▸ **The task**
Would you transcribe the whole listing exactly, minus its pictures?

▸ **Available data**
::::::::
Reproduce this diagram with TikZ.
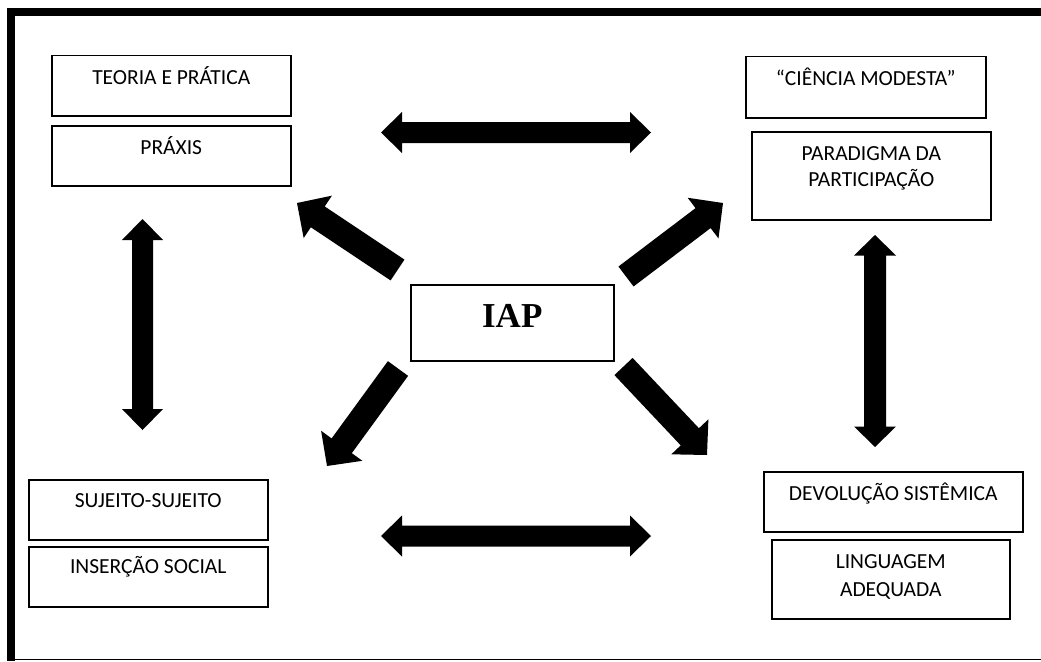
\documentclass[tikz,border=0pt]{standalone}
\usepackage{fontspec}
\setmainfont{Carlito}
\newfontfamily\iapfont{Liberation Serif}
\usetikzlibrary{calc}
\newcommand\fatarrow[5]{% tail, tip, shaft half, head half, head length
  \coordinate (tmpC) at ($(#2)!#5!(#1)$);
  \fill[black] ($(#1)!#3!90:(#2)$) -- ($(tmpC)!#3!90:(#2)$) -- ($(tmpC)!#4!90:(#2)$) -- (#2)
    -- ($(tmpC)!#4!-90:(#2)$) -- ($(tmpC)!#3!-90:(#2)$) -- ($(#1)!#3!-90:(#2)$) -- cycle;}
\newcommand\fatdouble[5]{% tip A, tip B, shaft half, head half, head length
  \coordinate (tmpA) at ($(#1)!#5!(#2)$);
  \coordinate (tmpB) at ($(#2)!#5!(#1)$);
  \fill[black] (#1) -- ($(tmpA)!#4!90:(#2)$) -- ($(tmpA)!#3!90:(#2)$) -- ($(tmpB)!#3!90:(#2)$)
    -- ($(tmpB)!#4!90:(#2)$) -- (#2) -- ($(tmpB)!#4!-90:(#2)$) -- ($(tmpB)!#3!-90:(#2)$)
    -- ($(tmpA)!#3!-90:(#2)$) -- ($(tmpA)!#4!-90:(#2)$) -- cycle;}
\tikzset{
  txtbox/.style={draw=black, line width=1.5pt, inner sep=0pt, anchor=north west,
    align=center, font=\fontsize{21.5}{26}\selectfont, text height=29pt},
}
\begin{document}
\begin{tikzpicture}[x=1pt,y=-1pt]
\useasboundingbox (0,0) rectangle (1041,661);
\fill[white] (0,0) rectangle (1041,661);
% frame
\fill[black] (7,8) rectangle (15,661);
\fill[black] (7,8) rectangle (1041,16);
\draw[line width=1.5pt] (7,659.5) -- (1041,659.5);
% boxes
\node[txtbox, minimum width=239pt, minimum height=60pt, text depth=31pt] (teoria) at (51,55) {TEORIA E PRÁTICA};
\node[txtbox, minimum width=239pt, minimum height=60pt, text depth=31pt] (praxis) at (51,125) {PRÁXIS};
\node[txtbox, minimum width=240pt, minimum height=61pt, text depth=32pt] (ciencia) at (745,56) {“CIÊNCIA MODESTA”};
\node[txtbox, minimum width=239pt, minimum height=88pt, text height=55pt, text depth=33pt] (paradigma) at (751,131) {PARADIGMA DA\\PARTICIPAÇÃO};
\node[txtbox, minimum width=239pt, minimum height=60pt, text height=28pt, text depth=32pt] (sujeito) at (28,479) {SUJEITO-SUJEITO};
\node[txtbox, minimum width=239pt, minimum height=60pt, text height=27pt, text depth=33pt] (insercao) at (28,546) {INSERÇÃO SOCIAL};
\node[txtbox, minimum width=259pt, minimum height=60pt, text depth=31pt] (devolucao) at (763,471) {DEVOLUÇÃO SISTÊMICA};
\node[txtbox, minimum width=238pt, minimum height=79pt, text height=57pt, text depth=22pt, font=\fontsize{21.5}{28}\selectfont] (linguagem) at (771,539) {LINGUAGEM\\ADEQUADA};
\node[txtbox, minimum width=203pt, minimum height=76pt, text height=43pt, text depth=33pt, font=\iapfont\bfseries\fontsize{35}{40}\selectfont] (iap) at (410,284) {IAP};
% arrow end points
\coordinate (ulT) at (397.5,270);  \coordinate (ulH) at (297,203);
\coordinate (urT) at (626,276.5);  \coordinate (urH) at (723,203);
\coordinate (llT) at (398,368.5);  \coordinate (llH) at (327,466);
\coordinate (lrT) at (623.5,366.5); \coordinate (lrH) at (707,455);
\coordinate (topA) at (381,132.5); \coordinate (topB) at (651,132.5);
\coordinate (botA) at (381,536);   \coordinate (botB) at (651,536);
\coordinate (lvA) at (142.5,219);  \coordinate (lvB) at (142.5,430);
\coordinate (rvA) at (875,235);    \coordinate (rvB) at (875,447);
% arrows
\fatarrow{ulT}{ulH}{12.5pt}{25.5pt}{25pt}
\fatarrow{urT}{urH}{12.5pt}{25.5pt}{25pt}
\fatarrow{llT}{llH}{12.5pt}{25.5pt}{25pt}
\fatarrow{lrT}{lrH}{12.5pt}{25.5pt}{25pt}
\fatdouble{topA}{topB}{10.5pt}{20.5pt}{21pt}
\fatdouble{botA}{botB}{10.5pt}{20.5pt}{21pt}
\fatdouble{lvA}{lvB}{10.5pt}{20.5pt}{21pt}
\fatdouble{rvA}{rvB}{11pt}{21pt}{20.5pt}
\end{tikzpicture}
\end{document}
::::::::
▸ **Finished task**
Reproduce this diagram with TikZ.
\documentclass[tikz,border=0pt]{standalone}
\usepackage{fontspec}
\setmainfont{Carlito}
\newfontfamily\iapfont{Liberation Serif}
\usetikzlibrary{calc}
\newcommand\fatarrow[5]{% tail, tip, shaft half, head half, head length
  \coordinate (tmpC) at ($(#2)!#5!(#1)$);
  \fill[black] ($(#1)!#3!90:(#2)$) -- ($(tmpC)!#3!90:(#2)$) -- ($(tmpC)!#4!90:(#2)$) -- (#2)
    -- ($(tmpC)!#4!-90:(#2)$) -- ($(tmpC)!#3!-90:(#2)$) -- ($(#1)!#3!-90:(#2)$) -- cycle;}
\newcommand\fatdouble[5]{% tip A, tip B, shaft half, head half, head length
  \coordinate (tmpA) at ($(#1)!#5!(#2)$);
  \coordinate (tmpB) at ($(#2)!#5!(#1)$);
  \fill[black] (#1) -- ($(tmpA)!#4!90:(#2)$) -- ($(tmpA)!#3!90:(#2)$) -- ($(tmpB)!#3!90:(#2)$)
    -- ($(tmpB)!#4!90:(#2)$) -- (#2) -- ($(tmpB)!#4!-90:(#2)$) -- ($(tmpB)!#3!-90:(#2)$)
    -- ($(tmpA)!#3!-90:(#2)$) -- ($(tmpA)!#4!-90:(#2)$) -- cycle;}
\tikzset{
  txtbox/.style={draw=black, line width=1.5pt, inner sep=0pt, anchor=north west,
    align=center, font=\fontsize{21.5}{26}\selectfont, text height=29pt},
}
\begin{document}
\begin{tikzpicture}[x=1pt,y=-1pt]
\useasboundingbox (0,0) rectangle (1041,661);
\fill[white] (0,0) rectangle (1041,661);
% frame
\fill[black] (7,8) rectangle (15,661);
\fill[black] (7,8) rectangle (1041,16);
\draw[line width=1.5pt] (7,659.5) -- (1041,659.5);
% boxes
\node[txtbox, minimum width=239pt, minimum height=60pt, text depth=31pt] (teoria) at (51,55) {TEORIA E PRÁTICA};
\node[txtbox, minimum width=239pt, minimum height=60pt, text depth=31pt] (praxis) at (51,125) {PRÁXIS};
\node[txtbox, minimum width=240pt, minimum height=61pt, text depth=32pt] (ciencia) at (745,56) {“CIÊNCIA MODESTA”};
\node[txtbox, minimum width=239pt, minimum height=88pt, text height=55pt, text depth=33pt] (paradigma) at (751,131) {PARADIGMA DA\\PARTICIPAÇÃO};
\node[txtbox, minimum width=239pt, minimum height=60pt, text height=28pt, text depth=32pt] (sujeito) at (28,479) {SUJEITO-SUJEITO};
\node[txtbox, minimum width=239pt, minimum height=60pt, text height=27pt, text depth=33pt] (insercao) at (28,546) {INSERÇÃO SOCIAL};
\node[txtbox, minimum width=259pt, minimum height=60pt, text depth=31pt] (devolucao) at (763,471) {DEVOLUÇÃO SISTÊMICA};
\node[txtbox, minimum width=238pt, minimum height=79pt, text height=57pt, text depth=22pt, font=\fontsize{21.5}{28}\selectfont] (linguagem) at (771,539) {LINGUAGEM\\ADEQUADA};
\node[txtbox, minimum width=203pt, minimum height=76pt, text height=43pt, text depth=33pt, font=\iapfont\bfseries\fontsize{35}{40}\selectfont] (iap) at (410,284) {IAP};
% arrow end points
\coordinate (ulT) at (397.5,270);  \coordinate (ulH) at (297,203);
\coordinate (urT) at (626,276.5);  \coordinate (urH) at (723,203);
\coordinate (llT) at (398,368.5);  \coordinate (llH) at (327,466);
\coordinate (lrT) at (623.5,366.5); \coordinate (lrH) at (707,455);
\coordinate (topA) at (381,132.5); \coordinate (topB) at (651,132.5);
\coordinate (botA) at (381,536);   \coordinate (botB) at (651,536);
\coordinate (lvA) at (142.5,219);  \coordinate (lvB) at (142.5,430);
\coordinate (rvA) at (875,235);    \coordinate (rvB) at (875,447);
% arrows
\fatarrow{ulT}{ulH}{12.5pt}{25.5pt}{25pt}
\fatarrow{urT}{urH}{12.5pt}{25.5pt}{25pt}
\fatarrow{llT}{llH}{12.5pt}{25.5pt}{25pt}
\fatarrow{lrT}{lrH}{12.5pt}{25.5pt}{25pt}
\fatdouble{topA}{topB}{10.5pt}{20.5pt}{21pt}
\fatdouble{botA}{botB}{10.5pt}{20.5pt}{21pt}
\fatdouble{lvA}{lvB}{10.5pt}{20.5pt}{21pt}
\fatdouble{rvA}{rvB}{11pt}{21pt}{20.5pt}
\end{tikzpicture}
\end{document}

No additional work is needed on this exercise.